I know we're all pedants here, but lets be productively pedantic.
Wait, wasn't MCAS used to fix two completely different flying issues, and weren't the changes introduced in the MCAS software twice, for two different points in the flight? Wasn't at least one crash caused by MCAS activation in the phase of the flight that was not even described in most of MCAS explanations initially (which reflected the decision behind the initial introduction of MCAS, not the later modifications)?
Therefore I believe the interpretation that MCAS "just augments" is too simplified from what it really was supposed to do. And the current "fixes" as they are implemented (still as to keep the "water not wet" there) could still leave plane as not behaving as it should, neither with MCAS active, nor when it is not active when it was supposed to be.
MCAS was introduced to handle slackening Control surface response force at high AoA in high speed high AoA situations (Wind-up turns) and low speed high AoA situations (generally landing). That type of slackening would normally disqualify an airframe from use as a Civil Transport aircraft according to the FAA final report on the matter.
I've said this elsewhere in the thread, but stabilizing a dynamically unstable system is half of the reason why control theory remains an active research area instead of a mathematical backwater; this kind of set up is extremely common for aerospace systems. Software is hard to get right - which is why aerospace software has traditionally faced much higher bars for verification than 'traditional' software (and is much more expensive as a result!) The same is true of hardware, which I think many HN commentators forget; the cost of a bolt or connector that is aerospace-grade is typically many times that of a conventional or automotive-grade part, due mostly to extensive testing+verification required for safety.
Most of the scenarios you're describing are dealt with in a few ways:
1. Building systems with sufficient margin to account for this kind of uncertainty; even with passively stable aircraft, these margins exist. Feedback control typically increases these margins.
2. Extensive verification under a wide range of input conditions; this is more challenging (how can you enumerate every possible failure condition?), but usually boils down to some kind of Monte-Carlo sampling or worst-case analysis when those cases can be identified. Here's [0] a neat paper that does this in a more sample-efficient way.

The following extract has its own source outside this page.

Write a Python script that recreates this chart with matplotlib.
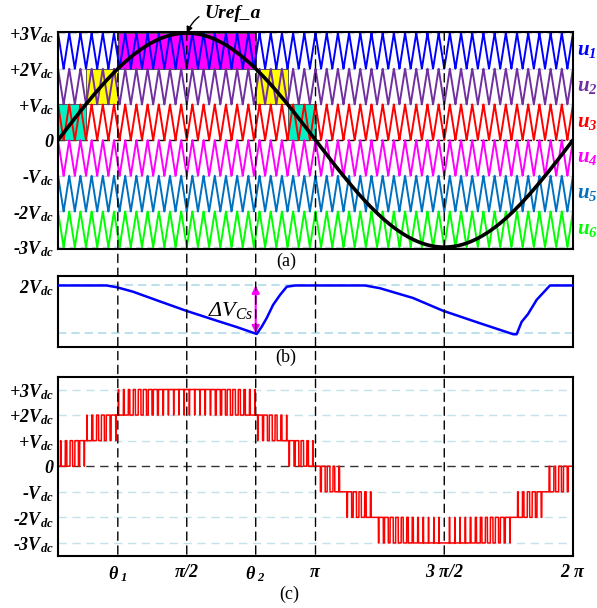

I was under the impression that this was never a software problem, just that they are attempting to fix the problem with software.
If you get a faulty AoA sensor, or maintenance installs it poorly, there is nothing the software can do to fix that.
The problem was dual AoA sensors were sold as an additional feature instead of a base requirement.
Since the problem was not caused by software, the best you can do with software is to try and build some workarounds.
I think the only way to fix this with software would be to use the other AoA sensor from the secondary MCAS, making the backup system no longer fully redundant, but that's just a guess.
Would be interested in feedback if this is accurate.
At any rate, the software will never be 100%. The biggest change in regards to safety is that pilots are now aware they can turn the MCAS off. Which is the necessary knowledge that would have prevented both crashes.
While it's probably true that they fixed the software to never again produce this kind of error, I don't like the idea of software being used to correct the fundamental physics that the airframe is dynamically unstable. While the software probably does a good job of correcting it under a wide range of normal operating conditions, can it deal with evolving or abnormal operating conditions? Will the software still be able to compensate if the pitch-up moment is artificially increased by, e.g. the roof turning into a scoop, or flaps jamming, or a small piece of wing trim breaking? Would Aloha Airlines Flight 243 still have landed safely after the roof came off, becoming a scoop, if it were instead a 737Max?